Week 9. Hike the Traverse from Sopris to Capitol

Steven Goff, photographer, ski concierge and Jeep guide at The Little Nell

“Last summer my friend and I backpacked the Four Pass Loop, but this summer we are planning to revisit several of those passes, basins and lakes, including Capitol and Pierre Lakes, by choosing to hike along the high country that connects Mount Sopris to the Capitol massif and interconnecting Hell Roaring and Avalanche Creek Trails, ending in Redstone. We’ve always entered this area the traditional way by either the Maroon Bells area or Capitol Creek trailhead. The traverse from Sopris to Capital has always interested me and it’s something that neither of us has done. I love the high alpine lakes in this area, particularly Snowmass and Capitol and it’ll be fun to research some alternative routes to get there!”

Week 10. Fish Snowmass Lake

Scott Spooner of Taylor Creek Fly Shops writes in The Aspen Times publication, “Summer in Aspen”:

“Snowmass Lake is not for the faint of heart, but well worth the effort. Be sure to go early, as late afternoon storms are commonplace in the high country (this goes for all alpine lakes here in the valley). An 8-mile hike will bring you to a little-pressured fishery full of cutthroat, brook and rainbow trout.”

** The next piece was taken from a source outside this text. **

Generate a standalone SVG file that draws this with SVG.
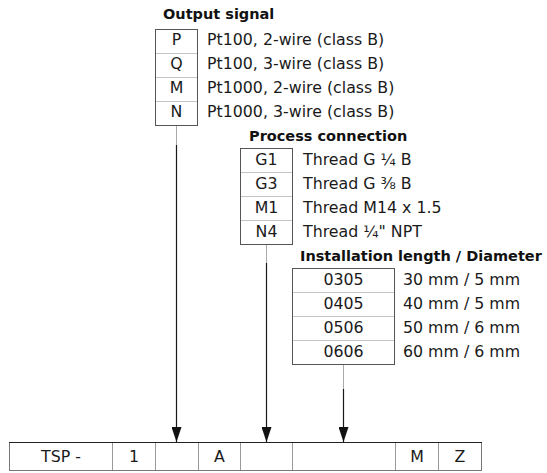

Week 11. Maroon Bells Traverse

Tim Power Smith, Director of Operations at The Aspen Club

“An absolute essential for the serious mountaineer is the Bells Traverse. Ascending South Maroon and traversing over to North Maroon. It is a long day but a must do. Some Class 3 and 4 with some committing class 5 moves. You want to be in great condition, not only in technical climbing but confident in route finding, rock climbing, very comfortable with exposure, heights and bouldering. It’s one of those very committing climbs and a humbling experience, to be out in that big country and have so much exposure. You realize how important it is to be careful and knowledgeable and respectful of trail route finding, each and every handhold and every step because you don’t know if you’re going to fall or not. It makes you respect the land out here.”